The little volcanoes that make thermal vents are full of porous material, and those pores hold all the temperature gradients you need. What was shown is that with this temperature gradient many nonequilibrium processes exist.
For example, we discovered that polymerase chain reaction (PCR) is possible under thermal convection. There’s nothing but thermal convection. In the center region of a convective cell double-stranded (DS) DNA melts and in the side single-stranded (SS) DNA is copied. We thus made the smallest PCR machine, centimeter in size. . . .
We did that when Dieter Braun was here as a postdoctoral fellow, about 10 years ago.
We also showed that if you have a very thin geometry, water cannot move because of friction to the wall but the suspension moves. So in a temperature gradient, you can accumulate the suspension.
There can be a huge accumulation. We saw that you can accumulate, you can amplify, you can even select length. So all those processes may have played a role at the origin.
This is one of the questions always asked. How do you reach a critical concentration? Well, temperature gradient can do that. It can also amplify, it can select size. It can select even some sequences.”---Albert Libchaber, The Origin of Life Circus: A How To Make Life Extravaganza

Dieter Braun: Being a postdoc in Albert’s lab was a great experience. He gives a lot of freedom to his researchers and freedom is important to do good science.

Suzan Mazur: How did you find living in New York?

Dieter Braun: This was a great experience. I am always happy when going back. Nevertheless, with kids, life is way more simple---and cheaper---here in Germany.

Suzan Mazur: How close are we to understanding the origin of life and/or making life in the lab?

Dieter Braun: We’re getting quite close. Jack Szostak and many other origins investigators are making fast progress. We will have replicating systems and see the evolution of these sequences probably within the next 5 - 10 years. Defining a very minimal way of life.
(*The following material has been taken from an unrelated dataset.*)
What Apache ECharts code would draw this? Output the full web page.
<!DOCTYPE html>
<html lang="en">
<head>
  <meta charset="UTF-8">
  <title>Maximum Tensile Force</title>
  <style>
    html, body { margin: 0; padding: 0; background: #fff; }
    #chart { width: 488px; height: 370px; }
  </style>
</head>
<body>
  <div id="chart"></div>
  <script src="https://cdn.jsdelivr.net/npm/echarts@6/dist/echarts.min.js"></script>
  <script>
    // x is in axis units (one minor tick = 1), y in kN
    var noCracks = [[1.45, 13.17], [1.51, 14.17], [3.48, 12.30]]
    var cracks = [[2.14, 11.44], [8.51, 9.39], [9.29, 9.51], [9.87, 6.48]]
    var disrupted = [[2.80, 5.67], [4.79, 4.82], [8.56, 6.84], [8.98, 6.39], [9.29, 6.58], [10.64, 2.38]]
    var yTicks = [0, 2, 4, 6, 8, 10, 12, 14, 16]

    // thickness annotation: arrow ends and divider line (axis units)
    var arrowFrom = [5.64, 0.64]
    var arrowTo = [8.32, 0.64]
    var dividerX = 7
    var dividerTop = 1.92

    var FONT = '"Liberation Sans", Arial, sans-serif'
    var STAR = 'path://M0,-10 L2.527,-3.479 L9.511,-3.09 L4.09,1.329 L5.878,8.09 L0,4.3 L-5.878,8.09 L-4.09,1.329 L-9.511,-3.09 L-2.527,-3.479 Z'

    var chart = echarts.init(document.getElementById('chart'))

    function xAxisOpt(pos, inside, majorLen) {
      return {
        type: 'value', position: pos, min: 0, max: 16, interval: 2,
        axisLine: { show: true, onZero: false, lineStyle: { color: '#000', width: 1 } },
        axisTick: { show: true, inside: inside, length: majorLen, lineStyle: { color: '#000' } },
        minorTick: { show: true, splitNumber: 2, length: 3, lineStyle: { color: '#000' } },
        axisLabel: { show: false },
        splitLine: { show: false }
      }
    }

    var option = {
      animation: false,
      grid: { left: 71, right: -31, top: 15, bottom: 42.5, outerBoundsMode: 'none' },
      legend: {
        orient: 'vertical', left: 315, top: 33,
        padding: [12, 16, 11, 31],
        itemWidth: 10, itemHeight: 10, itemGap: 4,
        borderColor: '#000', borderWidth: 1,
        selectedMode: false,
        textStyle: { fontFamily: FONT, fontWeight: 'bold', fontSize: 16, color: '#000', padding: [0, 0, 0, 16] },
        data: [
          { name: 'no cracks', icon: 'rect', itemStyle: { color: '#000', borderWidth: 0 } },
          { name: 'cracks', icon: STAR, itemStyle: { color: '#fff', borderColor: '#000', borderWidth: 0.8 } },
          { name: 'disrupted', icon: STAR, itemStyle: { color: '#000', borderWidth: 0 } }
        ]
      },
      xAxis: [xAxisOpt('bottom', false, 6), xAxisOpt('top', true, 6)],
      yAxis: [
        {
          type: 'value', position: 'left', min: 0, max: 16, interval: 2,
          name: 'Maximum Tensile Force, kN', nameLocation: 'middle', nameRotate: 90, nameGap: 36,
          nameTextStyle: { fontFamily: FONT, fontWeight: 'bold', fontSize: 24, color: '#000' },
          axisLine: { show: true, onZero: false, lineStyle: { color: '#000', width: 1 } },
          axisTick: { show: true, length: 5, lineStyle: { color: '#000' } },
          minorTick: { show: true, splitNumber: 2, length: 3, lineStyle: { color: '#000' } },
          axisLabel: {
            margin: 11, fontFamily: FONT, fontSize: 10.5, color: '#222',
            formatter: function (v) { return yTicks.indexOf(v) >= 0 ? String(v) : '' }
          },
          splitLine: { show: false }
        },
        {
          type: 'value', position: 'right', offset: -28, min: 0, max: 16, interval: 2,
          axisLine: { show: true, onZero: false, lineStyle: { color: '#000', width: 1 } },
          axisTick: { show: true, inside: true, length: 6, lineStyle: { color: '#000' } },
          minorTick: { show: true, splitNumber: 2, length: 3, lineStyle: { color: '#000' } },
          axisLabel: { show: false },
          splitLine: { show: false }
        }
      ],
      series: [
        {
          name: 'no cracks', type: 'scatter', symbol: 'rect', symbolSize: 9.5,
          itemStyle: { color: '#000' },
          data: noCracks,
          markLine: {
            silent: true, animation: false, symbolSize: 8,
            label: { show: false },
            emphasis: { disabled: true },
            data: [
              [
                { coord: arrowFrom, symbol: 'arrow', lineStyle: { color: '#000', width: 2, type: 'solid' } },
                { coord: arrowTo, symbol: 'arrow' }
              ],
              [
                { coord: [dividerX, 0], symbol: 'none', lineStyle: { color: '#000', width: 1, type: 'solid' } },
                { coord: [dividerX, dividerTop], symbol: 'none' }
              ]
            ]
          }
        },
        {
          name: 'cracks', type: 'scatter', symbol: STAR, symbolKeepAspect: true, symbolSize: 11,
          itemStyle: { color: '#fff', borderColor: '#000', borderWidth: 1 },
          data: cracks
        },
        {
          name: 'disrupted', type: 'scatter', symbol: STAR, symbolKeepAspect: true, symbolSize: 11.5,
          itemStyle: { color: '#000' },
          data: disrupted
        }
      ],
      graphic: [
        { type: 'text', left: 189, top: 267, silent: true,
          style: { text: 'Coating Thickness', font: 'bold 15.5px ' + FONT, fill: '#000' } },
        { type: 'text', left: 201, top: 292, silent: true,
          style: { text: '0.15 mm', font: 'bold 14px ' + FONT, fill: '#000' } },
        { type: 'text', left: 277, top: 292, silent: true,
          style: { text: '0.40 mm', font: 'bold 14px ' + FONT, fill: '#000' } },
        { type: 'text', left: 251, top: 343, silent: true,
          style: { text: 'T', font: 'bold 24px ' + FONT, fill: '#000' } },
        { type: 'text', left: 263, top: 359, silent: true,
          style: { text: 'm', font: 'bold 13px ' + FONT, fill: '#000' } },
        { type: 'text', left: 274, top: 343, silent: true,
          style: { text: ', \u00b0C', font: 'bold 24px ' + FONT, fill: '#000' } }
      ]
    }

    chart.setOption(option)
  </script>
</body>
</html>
Suzan Mazur: There are now a half dozen or so origins centers in America, Europe and Japan. Is throwing more funding at the problem the way forward or do we need new “mindstorms,” as Pier Luigi Luisi has said. Are we really going to be there in 5 - 10 years or do we need new approaches?
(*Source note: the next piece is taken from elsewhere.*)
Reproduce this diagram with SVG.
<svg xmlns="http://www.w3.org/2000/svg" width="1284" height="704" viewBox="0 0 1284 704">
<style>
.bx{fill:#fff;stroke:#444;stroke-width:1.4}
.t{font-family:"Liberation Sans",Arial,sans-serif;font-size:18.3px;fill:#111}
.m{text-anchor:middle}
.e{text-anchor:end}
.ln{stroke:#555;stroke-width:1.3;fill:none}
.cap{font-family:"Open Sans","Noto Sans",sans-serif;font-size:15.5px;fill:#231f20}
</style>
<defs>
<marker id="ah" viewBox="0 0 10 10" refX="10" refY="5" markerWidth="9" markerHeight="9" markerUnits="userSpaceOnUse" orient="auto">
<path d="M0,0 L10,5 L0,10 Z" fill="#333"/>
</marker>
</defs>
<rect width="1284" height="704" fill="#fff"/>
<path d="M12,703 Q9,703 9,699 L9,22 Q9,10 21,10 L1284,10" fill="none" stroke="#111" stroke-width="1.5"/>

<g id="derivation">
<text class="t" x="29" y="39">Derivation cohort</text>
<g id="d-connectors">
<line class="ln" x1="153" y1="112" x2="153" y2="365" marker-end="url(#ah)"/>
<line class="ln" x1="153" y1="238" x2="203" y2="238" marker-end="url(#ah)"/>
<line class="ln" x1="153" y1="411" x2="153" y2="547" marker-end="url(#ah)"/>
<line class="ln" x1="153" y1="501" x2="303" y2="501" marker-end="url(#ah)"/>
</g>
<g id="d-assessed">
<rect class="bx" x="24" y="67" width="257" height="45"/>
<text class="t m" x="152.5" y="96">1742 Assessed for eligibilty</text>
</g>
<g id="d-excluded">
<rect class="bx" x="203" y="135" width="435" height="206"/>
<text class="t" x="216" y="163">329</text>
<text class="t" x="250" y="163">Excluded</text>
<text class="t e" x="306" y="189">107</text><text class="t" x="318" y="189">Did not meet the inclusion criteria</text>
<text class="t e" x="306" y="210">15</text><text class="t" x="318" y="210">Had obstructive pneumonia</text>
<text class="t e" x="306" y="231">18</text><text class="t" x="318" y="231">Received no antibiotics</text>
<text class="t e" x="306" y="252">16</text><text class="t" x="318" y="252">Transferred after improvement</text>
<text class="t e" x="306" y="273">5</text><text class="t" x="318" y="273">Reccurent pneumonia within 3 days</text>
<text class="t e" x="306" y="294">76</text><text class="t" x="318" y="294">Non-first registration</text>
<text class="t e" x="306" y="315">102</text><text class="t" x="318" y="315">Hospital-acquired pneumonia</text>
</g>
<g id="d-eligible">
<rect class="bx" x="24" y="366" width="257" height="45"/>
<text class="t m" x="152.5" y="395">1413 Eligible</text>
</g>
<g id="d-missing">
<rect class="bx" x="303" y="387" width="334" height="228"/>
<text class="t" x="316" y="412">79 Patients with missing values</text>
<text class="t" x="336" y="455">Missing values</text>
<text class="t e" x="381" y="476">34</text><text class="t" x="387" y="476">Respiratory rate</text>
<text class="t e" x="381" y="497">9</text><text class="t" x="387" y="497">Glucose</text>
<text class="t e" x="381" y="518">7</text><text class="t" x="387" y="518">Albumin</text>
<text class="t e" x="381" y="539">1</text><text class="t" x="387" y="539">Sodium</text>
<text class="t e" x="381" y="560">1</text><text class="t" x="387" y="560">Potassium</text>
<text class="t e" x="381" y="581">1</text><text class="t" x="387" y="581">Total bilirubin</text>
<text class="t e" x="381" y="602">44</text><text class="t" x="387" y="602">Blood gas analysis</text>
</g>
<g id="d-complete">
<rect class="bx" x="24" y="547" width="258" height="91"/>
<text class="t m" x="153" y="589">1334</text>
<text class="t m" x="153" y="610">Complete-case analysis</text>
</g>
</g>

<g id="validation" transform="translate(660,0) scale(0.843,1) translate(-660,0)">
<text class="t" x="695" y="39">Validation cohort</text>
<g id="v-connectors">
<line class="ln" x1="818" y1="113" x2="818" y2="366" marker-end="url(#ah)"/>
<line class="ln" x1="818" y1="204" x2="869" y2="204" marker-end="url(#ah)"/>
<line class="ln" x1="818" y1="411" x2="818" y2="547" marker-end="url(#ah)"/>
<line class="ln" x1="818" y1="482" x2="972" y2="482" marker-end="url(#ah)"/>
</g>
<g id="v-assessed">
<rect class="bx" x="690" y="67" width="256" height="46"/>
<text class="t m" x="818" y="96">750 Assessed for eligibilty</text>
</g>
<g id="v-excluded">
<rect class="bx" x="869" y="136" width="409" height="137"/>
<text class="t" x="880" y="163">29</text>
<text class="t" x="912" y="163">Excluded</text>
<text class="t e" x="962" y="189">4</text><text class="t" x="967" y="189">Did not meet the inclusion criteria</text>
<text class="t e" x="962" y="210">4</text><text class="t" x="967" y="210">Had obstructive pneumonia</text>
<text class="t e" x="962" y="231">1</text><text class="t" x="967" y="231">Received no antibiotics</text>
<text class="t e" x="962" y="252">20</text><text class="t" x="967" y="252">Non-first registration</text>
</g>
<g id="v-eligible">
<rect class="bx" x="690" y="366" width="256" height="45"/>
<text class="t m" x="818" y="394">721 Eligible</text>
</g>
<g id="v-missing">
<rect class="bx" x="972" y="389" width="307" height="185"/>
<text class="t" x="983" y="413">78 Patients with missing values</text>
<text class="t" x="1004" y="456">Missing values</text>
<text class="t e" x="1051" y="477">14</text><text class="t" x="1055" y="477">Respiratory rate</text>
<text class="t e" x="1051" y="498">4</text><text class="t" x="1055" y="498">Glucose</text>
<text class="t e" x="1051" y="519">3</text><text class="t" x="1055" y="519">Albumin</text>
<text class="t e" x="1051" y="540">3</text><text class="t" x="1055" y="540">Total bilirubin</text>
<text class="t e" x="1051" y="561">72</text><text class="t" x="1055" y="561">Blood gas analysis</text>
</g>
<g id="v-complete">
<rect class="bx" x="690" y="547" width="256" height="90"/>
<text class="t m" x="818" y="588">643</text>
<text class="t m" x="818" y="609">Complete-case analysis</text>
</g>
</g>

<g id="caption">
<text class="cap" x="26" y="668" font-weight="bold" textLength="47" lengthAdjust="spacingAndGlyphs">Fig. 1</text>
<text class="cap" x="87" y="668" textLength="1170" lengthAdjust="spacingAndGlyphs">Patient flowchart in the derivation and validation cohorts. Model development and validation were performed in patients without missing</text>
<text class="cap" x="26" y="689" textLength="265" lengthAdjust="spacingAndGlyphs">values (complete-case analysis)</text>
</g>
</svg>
Dieter Braun: In the past there was no money in this field at all. If we’d made our origins proposal 10 - 15 years ago, we would not have been funded. People now see that origins experiments can be solid. Even to the point that you get biotechnology from them.

We secured funding in the physics world by arguing that non-equilibrium effects are interesting. People agree on that. Meanwhile, we can say we produced new biotechnology.

Two former students of mine spun off their own nanotechnology company---NanoTemper Technologies, which now has more than 100 employees. They first studied the movement of molecules by a thermal gradient and developed the idea to measure how strong biological molecules bind. Pharmaceutical companies use the technique now to develop new drugs. More money is currently paid to Germany in taxes from this spin-off than was ever spent on our lab.

Suzan Mazur: So the origins investigation is no longer regarded as a fishing expedition?

Dieter Braun: Yes. That’s a big change of gears. Our lab experiments are interdisciplinary ones tackling core questions of how information in terms of sequences emerged in realistic Earth conditions.

Dieter Braun: It showed how many scientists representing many disciplines---far apart---can come together. Groningen is in a good position now to do what other Origins centers are doing, like Harvard, Scripps, ELSI, etc.---as well as the one we’re trying to create here in Munich---that is, securing funding to further grow the science. It’s important that there’s enough money. Serious experiments are not so cheap.

Compared to funding for other scientific disciplines and the overall funding of science---$2.5M for Origins research is not a lot of money---it is baby steps for getting this going as a real field.